Shingles, also known as herpes zoster, typically develops in older adults who had chicken pox, or the varicella-zoster virus, when they were younger. Its hallmark is a painful rash, which clears up within a month in most cases. In some instances, however, it leads to nerve pain that can linger for much longer and make it harder for people to manage daily tasks.
“We knew that patients who had not received the shingles vaccine, and then suffered a shingles outbreak as well as the pain related to it, would have had their quality of life negatively impacted,” said Erin Adams, a researcher at the Bernard J. Dunn School of Pharmacy at Shenandoah University in Fairfax, Virginia.
“The first shingles vaccine, Zostavax, did show evidence that it reduced the burden of illness and postherpetic neuralgia if a patient ended up getting shingles post vaccination,” Adams, who wasn’t involved in the study, said by email. “It had been theorized that the Shingrix vaccine could lessen the symptoms of the virus itself, but we did not have evidence of how patients who received the Shingrix vaccine and still had a shingles outbreak would respond or what the impact would be on their quality of life before this study was published.”
For the study, a research team including several employees of GlaxoSmithKline, the company that sells Shingrix, compared how often people given Shingrix and or a placebo got shingles, how much pain they endured, and how much they felt the illness contributed to a worse quality of life.
In one late-stage trial, 9 of 7,340 people given Shingrix developed shingles, compared with 254 of 7,413 participants who received a placebo. In another late-stage trial, 25 of 8,250 people given Shingrix developed shingles, compared with 284 of 8,346 subjects who received a placebo.
Researchers calculated that the vaccine was 98 percent effective at reducing the burden of illness in people who did get shingles in one trial, and 92 percent effective at reducing the burden of illness from shingles in the other trial.

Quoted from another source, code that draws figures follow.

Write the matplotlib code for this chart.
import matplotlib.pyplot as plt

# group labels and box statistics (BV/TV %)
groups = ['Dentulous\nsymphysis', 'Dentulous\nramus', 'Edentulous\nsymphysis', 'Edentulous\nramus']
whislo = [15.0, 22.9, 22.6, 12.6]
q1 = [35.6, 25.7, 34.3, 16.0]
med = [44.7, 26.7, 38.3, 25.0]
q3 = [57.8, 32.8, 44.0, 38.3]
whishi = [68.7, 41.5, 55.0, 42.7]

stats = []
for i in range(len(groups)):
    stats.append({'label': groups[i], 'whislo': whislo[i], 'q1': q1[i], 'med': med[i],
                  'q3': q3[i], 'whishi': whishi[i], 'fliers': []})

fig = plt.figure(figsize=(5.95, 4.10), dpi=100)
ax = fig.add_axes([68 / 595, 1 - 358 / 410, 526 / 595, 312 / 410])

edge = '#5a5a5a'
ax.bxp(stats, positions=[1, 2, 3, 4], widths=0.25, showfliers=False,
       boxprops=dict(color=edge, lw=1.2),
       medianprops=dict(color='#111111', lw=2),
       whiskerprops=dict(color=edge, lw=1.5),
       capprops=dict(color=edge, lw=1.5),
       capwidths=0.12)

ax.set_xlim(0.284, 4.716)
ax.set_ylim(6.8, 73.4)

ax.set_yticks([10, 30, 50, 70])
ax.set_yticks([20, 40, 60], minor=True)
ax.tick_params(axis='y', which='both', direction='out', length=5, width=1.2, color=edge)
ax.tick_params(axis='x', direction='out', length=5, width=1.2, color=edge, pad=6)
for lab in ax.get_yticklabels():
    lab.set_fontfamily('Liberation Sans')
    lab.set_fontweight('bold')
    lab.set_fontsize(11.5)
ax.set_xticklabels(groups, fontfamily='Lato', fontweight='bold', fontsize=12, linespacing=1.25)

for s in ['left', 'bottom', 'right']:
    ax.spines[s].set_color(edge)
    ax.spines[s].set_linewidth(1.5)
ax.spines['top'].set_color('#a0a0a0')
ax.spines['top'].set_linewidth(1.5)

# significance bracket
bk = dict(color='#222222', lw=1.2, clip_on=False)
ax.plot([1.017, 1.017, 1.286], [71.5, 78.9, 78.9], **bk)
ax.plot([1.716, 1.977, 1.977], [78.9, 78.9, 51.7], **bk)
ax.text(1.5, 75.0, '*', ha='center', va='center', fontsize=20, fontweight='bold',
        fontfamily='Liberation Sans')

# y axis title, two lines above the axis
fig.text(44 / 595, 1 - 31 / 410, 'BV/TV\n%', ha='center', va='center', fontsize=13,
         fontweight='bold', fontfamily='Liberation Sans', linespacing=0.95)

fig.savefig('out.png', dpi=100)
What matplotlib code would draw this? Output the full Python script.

In adults 80 and older, the vaccine was just 82 percent effective at reducing the burden of illness, but the absolute amount of reduction was higher in these participants than it was for younger people in the trials.
People who got Shingrix and still developed the virus also reported lower pain over the first 28 days of infection than people who received a placebo, but the difference between the groups wasn’t statistically meaningful on all of the days studied.
One limitation of the study is that the high level of vaccine effectiveness may have left few too people with shingles to detect meaningful differences between outcomes for vaccinated and unvaccinated participants, the authors note in The Journals of Gerontology Series A. The study authors declined requests for comment.
Still, the overall efficacy of the vaccine in reducing the burden of illness, interferences in activities of daily living was greater than 90 percent in patients 50 and older and in a pooled analysis of patients 70 and older, Adams noted.
“The study results are important to note for patients because not only does the vaccine help prevent shingles but it also shows that for patients who get shingles, despite receiving the vaccine (since no vaccine is 100% effective), that their quality of life is less impacted and pain scales are lower in patients compared to those who didn’t get the Shingrix vaccine,” Adams said.
Shingrix won U.S. regulatory approval in 2017 to help prevent shingles in adults 50 and older.